Неубедительность путинской повестки в том, что, как показал кризис, управление «старой экономикой» с ее гигантами сырьевой индустрии, монополиями и госкорпорациями’ выглядит солидно и убедительно, лишь пока цены на нефть высоки. Но наступление эры низких цен все чаще принимается как базовый сценарий серьезных долгосрочных прогнозов. Логика здесь простая: чем дольше цены на энергоносители остаются высокими, тем больше инвестиций делается в новые месторождения, технологии добычи и альтернативное топливо. А значит, и разворот цен практически неизбежен. Изменение тренда сырьевых цен подрубает не только саму «старую» экономику, но и два главных столпа опирающегося на нее политического режима — социальную стабильность и возможность контролировать элиты и аппарат.
Поэтому, несмотря на постоянную демонстрацию Владимиром Путиным самоуверенности и спокойствия, главной характеристикой его повестки для элит в долгосрочной перспективе является ее «зыбкость». А путинская готовность к применению силы на этом фоне делает эту повестку еще менее привлекательной.

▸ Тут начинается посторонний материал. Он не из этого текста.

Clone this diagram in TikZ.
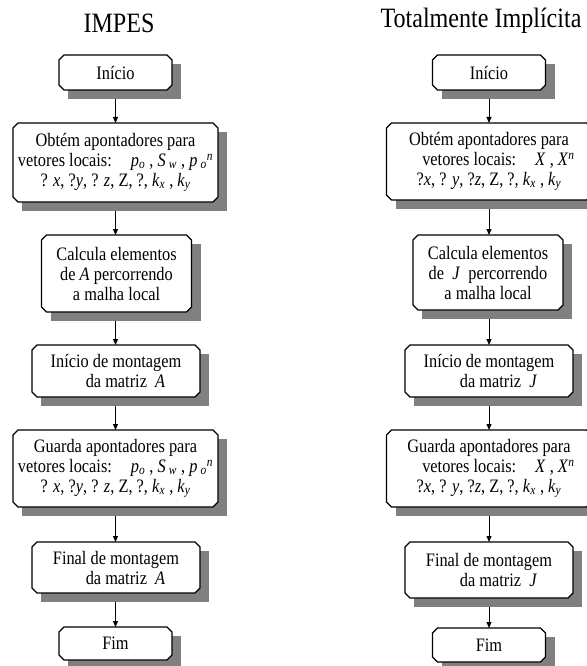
\documentclass[tikz,border=0pt]{standalone}
\usepackage{fontspec}
\setmainfont{Liberation Serif}[FakeStretch=0.86]
\usetikzlibrary{arrows.meta,calc}
\definecolor{shadowgray}{gray}{0.5}
\newcommand\mi[1]{\textit{#1}}
\newcommand\sbi[1]{\textsubscript{\textit{#1}}}
\newcommand\spi[1]{\textsuperscript{\textit{#1}}}
% name, center x, top y, width, height, text
\newcommand\flowbox[6]{%
 \fill[shadowgray] ({#2-#4/2+9},{#3+9}) rectangle ({#2+#4/2+9},{#3+#5+9});
 \filldraw[boxline] ({#2-#4/2+5},{#3}) -- ({#2+#4/2-5},{#3}) -- ({#2+#4/2},{#3+5}) -- ({#2+#4/2},{#3+#5-5}) -- ({#2+#4/2-5},{#3+#5}) -- ({#2-#4/2+5},{#3+#5}) -- ({#2-#4/2},{#3+#5-5}) -- ({#2-#4/2},{#3+5}) -- cycle;
 \node[fbox, minimum width=#4pt, minimum height=#5pt] (#1) at ({#2},{#3+#5/2}) {#6};
}
\tikzset{
 fbox/.style={rectangle, align=center, inner sep=1pt, outer sep=0pt,
   font=\fontsize{19}{20}\selectfont},
 boxline/.style={line width=1.2pt, line join=miter, draw=black, fill=white},
 flow/.style={-{Triangle[length=6pt,width=5pt]}, line width=1pt},
 ttl/.style={font=\fontsize{28}{30}\selectfont}
}
\begin{document}
\begin{tikzpicture}[x=1pt,y=-1pt]
\useasboundingbox (0,0) rectangle (586,666);
\node[ttl] (t1) at (119,23) {IMPES};
\node[ttl] (t2) at (481,21) {Totalmente Implícita};
% left column
\flowbox{l1}{115.5}{55}{113}{35}{Início}
\flowbox{l2}{115.5}{123}{205}{79}{Obtém apontadores para\\ vetores locais:\quad \mi{p}\sbi{o} , \mi{S}\,\sbi{w} , \mi{p}\,\sbi{o}\spi{n}\\ ? \mi{x}, ?\mi{y}, ? \mi{z}, Z, ?, \mi{k}\sbi{x} , \mi{k}\sbi{y}}
\flowbox{l3}{116.5}{235}{150}{77}{Calcula elementos\\ de \mi{A} percorrendo\\ a malha local}
\flowbox{l4}{116}{345}{168}{52}{Início de montagem\\ \quad da matriz \ \mi{A}}
\flowbox{l5}{115.5}{430}{205}{77}{Guarda apontadores para\\ vetores locais:\quad \mi{p}\sbi{o} , \mi{S}\,\sbi{w} , \mi{p}\,\sbi{o}\spi{n}\\ ? \mi{x}, ?\mi{y}, ? \mi{z}, Z, ?, \mi{k}\sbi{x} , \mi{k}\sbi{y}}
\flowbox{l6}{116}{542}{168}{51}{Final de montagem\\ \quad da matriz \ \mi{A}}
\flowbox{l7}{115.5}{627}{113}{33}{Fim}
% right column
\flowbox{r1}{489}{55}{113}{35}{Início}
\flowbox{r2}{489}{123}{205}{77}{Obtém apontadores para\\ \quad vetores locais:\quad \mi{X} , \mi{X}\spi{n}\\ ?\mi{x}, ? \mi{y}, ?\mi{z}, Z, ?, \mi{k}\sbi{x} , \mi{k}\sbi{y}}
\flowbox{r3}{488}{235}{150}{75}{Calcula elementos\\ de \ \mi{J} \ percorrendo\\ a malha local}
\flowbox{r4}{489}{345}{168}{52}{Início de montagem\\ \quad da matriz \ \mi{J}}
\flowbox{r5}{489}{430}{205}{77}{Guarda apontadores para\\ \quad vetores locais:\quad \mi{X} , \mi{X}\spi{n}\\ ?\mi{x}, ? \mi{y}, ?\mi{z}, Z, ?, \mi{k}\sbi{x} , \mi{k}\sbi{y}}
\flowbox{r6}{489}{542}{168}{56}{Final de montagem\\ \quad da matriz \ \mi{J}}
\flowbox{r7}{489}{628}{113}{34}{Fim}
% connectors
\foreach \a/\b in {l1/l2,l2/l3,l3/l4,l4/l5,l5/l6,l6/l7}
  \draw[flow] ($(115.5,0 |- \a.south)+(0,9)$) -- (115.5,0 |- \b.north);
\foreach \a/\b in {r1/r2,r2/r3,r3/r4,r4/r5,r5/r6,r6/r7}
  \draw[flow] ($(489,0 |- \a.south)+(0,9)$) -- (489,0 |- \b.north);
\end{tikzpicture}
\end{document}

Медведевская повестка, впрочем, пока выглядит скорее благожеланием, «бумажной архитектурой». И даже при полном успехе Сколкова этого явно будет слишком мало, чтобы дать экономике страны новый импульс. Вообще, чем дальше, тем больше ситуация напоминает историю двадцатипятилетней давности — начало перестройки. Тогда приход нового генсека совпал с нарастающим ощущением общества и элит в исчерпанности статус-кво, в котором страна пребывала многие годы, нарастающим ощущением зыбкости и неблагоприятности экономических тенденций.
Забавно, что первой реакцией на это стал лозунг «ускорения научно-технического прогресса». Что-то вроде медведевской модернизации: поиск простого, технологического решения, не задевающего системные проблемы. Как и в медведевской модернизации, здесь была заключена, с одной стороны, недооценка вроде бы верно названной опасности, а с другой — намерение использовать обозначенную угрозу пока скорее в тактических целях.

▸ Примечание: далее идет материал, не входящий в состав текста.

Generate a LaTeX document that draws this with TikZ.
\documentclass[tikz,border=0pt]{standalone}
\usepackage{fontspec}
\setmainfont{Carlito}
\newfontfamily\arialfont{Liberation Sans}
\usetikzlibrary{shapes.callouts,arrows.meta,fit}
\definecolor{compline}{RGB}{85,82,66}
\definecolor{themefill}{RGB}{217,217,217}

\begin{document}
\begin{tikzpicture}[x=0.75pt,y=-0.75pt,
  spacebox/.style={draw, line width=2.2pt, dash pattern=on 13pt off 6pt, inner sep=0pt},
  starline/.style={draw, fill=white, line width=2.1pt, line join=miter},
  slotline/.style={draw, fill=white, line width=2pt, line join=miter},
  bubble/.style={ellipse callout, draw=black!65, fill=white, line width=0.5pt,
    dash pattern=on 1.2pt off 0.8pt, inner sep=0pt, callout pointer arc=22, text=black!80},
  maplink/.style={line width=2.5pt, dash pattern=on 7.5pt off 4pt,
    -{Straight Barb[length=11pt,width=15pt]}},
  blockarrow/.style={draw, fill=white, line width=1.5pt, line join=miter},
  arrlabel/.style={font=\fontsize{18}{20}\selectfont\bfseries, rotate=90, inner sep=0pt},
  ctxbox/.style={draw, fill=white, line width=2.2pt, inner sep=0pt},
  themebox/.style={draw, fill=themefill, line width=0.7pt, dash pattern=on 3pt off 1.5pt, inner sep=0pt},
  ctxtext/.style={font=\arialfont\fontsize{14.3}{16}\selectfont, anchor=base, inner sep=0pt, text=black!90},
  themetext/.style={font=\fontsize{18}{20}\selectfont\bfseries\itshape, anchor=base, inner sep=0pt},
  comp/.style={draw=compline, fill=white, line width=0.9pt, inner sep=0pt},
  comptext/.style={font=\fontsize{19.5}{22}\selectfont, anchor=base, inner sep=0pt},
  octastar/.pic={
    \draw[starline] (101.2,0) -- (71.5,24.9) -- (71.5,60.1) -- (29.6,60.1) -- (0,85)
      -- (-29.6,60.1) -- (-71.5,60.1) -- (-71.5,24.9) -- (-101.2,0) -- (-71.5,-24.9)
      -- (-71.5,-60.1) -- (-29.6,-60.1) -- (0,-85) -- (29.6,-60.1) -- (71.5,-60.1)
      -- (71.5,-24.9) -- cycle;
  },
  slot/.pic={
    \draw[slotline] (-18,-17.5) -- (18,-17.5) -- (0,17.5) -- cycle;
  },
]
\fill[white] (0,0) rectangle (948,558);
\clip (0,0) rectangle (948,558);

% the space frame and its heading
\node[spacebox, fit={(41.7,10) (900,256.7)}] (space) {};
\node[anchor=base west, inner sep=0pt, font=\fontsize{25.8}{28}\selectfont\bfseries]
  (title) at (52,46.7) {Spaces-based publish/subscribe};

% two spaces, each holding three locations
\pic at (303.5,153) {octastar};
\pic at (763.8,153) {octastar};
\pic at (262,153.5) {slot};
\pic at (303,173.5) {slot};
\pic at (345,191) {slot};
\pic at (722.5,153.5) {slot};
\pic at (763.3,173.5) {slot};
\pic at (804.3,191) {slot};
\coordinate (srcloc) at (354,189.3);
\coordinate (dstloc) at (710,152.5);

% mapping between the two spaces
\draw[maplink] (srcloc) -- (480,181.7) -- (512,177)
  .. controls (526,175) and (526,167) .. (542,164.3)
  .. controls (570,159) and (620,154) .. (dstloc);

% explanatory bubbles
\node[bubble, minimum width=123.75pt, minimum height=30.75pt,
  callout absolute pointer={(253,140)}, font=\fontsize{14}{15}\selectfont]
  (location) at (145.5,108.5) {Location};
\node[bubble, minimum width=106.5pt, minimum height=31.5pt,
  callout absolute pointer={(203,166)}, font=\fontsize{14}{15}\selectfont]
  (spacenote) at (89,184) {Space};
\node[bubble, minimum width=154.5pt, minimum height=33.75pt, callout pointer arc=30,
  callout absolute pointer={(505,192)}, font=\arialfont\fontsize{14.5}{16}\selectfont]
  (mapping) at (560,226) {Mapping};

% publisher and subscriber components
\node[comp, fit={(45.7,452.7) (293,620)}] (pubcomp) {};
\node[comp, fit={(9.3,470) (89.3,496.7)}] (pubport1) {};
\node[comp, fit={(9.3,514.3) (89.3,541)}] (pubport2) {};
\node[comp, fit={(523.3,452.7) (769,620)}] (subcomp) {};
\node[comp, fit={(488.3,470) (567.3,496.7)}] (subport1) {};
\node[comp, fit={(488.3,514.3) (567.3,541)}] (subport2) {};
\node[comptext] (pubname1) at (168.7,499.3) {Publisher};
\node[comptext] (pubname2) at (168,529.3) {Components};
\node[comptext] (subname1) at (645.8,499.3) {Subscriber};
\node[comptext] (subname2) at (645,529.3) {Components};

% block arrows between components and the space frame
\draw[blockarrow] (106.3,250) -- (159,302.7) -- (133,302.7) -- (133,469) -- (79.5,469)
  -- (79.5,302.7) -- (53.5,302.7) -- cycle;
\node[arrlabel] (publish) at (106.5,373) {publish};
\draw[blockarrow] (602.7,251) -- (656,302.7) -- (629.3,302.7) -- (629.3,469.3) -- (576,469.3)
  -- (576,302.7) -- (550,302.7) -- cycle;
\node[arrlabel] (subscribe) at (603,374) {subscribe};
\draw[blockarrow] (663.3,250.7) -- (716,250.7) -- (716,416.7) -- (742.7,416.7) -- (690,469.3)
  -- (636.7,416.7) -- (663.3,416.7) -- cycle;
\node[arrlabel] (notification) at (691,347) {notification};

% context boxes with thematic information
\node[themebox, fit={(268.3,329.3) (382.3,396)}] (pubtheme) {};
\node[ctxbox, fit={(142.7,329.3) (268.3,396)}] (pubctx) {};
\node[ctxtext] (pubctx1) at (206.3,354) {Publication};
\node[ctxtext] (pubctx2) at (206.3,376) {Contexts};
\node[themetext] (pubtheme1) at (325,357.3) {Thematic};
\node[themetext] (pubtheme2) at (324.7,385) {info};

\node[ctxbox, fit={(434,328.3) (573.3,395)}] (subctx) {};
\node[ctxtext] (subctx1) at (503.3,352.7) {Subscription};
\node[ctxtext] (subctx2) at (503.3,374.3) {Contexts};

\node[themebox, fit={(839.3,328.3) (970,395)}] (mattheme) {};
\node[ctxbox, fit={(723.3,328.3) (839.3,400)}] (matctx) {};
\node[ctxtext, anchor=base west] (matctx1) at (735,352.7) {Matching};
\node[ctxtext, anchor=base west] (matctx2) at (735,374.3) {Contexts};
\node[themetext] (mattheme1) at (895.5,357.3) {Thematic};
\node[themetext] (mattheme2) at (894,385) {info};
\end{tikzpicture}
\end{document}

Новая повестка должна была помочь новому лидеру укрепиться — расширить свое аппаратное влияние, перенаправить ресурсы, сформировать группы поддержки в элитах. Как и сейчас, в руководстве тогда начали оформляться две партии, два крыла. Одно выступало за сохранение статус-кво и видело в качестве ответа на угрозы ужесточение режима a-ля Андропов. Другое выступало за контролируемую демократизацию, надеясь под ее лозунгами выжить старую гвардию. Считается, что то, как события стали развиваться дальше, связано во многом с личными качествами Горбачева.
Но это поверхностный взгляд. Дальнейшую траекторию скорее определил тот факт, что ни та, ни другая повестка не выглядели достаточно убедительными, чтобы получить критическую массу поддержки. В ситуации, когда достичь такой поддержки не удавалось, аппаратный конфликт начал неминуемо расширяться.

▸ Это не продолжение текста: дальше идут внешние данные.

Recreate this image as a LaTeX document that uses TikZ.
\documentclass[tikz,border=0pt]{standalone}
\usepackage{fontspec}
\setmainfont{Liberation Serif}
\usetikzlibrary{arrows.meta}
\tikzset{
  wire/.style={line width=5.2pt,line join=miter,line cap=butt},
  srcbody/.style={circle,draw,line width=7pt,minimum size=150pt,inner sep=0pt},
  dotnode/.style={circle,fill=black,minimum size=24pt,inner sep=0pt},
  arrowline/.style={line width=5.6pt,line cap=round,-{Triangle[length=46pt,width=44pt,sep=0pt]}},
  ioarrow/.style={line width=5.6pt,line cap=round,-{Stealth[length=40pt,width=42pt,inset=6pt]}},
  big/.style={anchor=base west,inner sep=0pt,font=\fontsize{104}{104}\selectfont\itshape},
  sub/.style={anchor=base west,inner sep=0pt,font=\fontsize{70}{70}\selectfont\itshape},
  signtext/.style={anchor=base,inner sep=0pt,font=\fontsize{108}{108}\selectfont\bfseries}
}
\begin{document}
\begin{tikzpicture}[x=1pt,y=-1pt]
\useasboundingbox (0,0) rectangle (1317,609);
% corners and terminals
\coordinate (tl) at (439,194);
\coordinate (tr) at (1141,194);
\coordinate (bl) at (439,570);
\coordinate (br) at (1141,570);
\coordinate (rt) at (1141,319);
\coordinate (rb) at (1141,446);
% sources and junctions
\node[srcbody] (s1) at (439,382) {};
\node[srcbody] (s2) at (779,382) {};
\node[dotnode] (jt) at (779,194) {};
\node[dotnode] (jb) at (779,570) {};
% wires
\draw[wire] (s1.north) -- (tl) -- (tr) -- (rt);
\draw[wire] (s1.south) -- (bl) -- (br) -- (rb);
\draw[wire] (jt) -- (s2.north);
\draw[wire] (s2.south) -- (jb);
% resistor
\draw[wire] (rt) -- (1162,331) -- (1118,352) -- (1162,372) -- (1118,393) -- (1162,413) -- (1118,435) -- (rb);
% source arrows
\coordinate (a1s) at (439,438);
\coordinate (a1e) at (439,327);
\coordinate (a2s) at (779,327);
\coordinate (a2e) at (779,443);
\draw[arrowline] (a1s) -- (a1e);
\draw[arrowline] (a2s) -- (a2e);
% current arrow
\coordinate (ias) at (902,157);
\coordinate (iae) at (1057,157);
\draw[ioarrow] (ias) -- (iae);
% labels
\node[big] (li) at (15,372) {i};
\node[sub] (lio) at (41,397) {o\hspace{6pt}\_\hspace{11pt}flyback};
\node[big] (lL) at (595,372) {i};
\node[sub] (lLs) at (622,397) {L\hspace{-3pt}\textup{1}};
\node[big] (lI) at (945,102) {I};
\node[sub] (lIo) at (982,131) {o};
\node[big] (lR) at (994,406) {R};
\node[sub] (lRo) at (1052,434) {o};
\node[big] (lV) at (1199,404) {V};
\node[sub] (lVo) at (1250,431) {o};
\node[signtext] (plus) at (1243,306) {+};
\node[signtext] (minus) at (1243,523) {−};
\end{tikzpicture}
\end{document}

Проблема не в том, что в России сейчас как бы два начальника. Проблема в том, что ощущение, что надо что-то менять, в обществе вполне созрело. Его не сдуешь пиар-придумками. Движение назад (Путин) выглядит для общества все более исторически бесперспективным, и это разжигает враждебность премьера к его протеже. В то же время призывы к движению вперед (Медведев) выглядят пока для большей части общества неубедительными. В результате машина буксует и начинает понемногу перегреваться изнутри.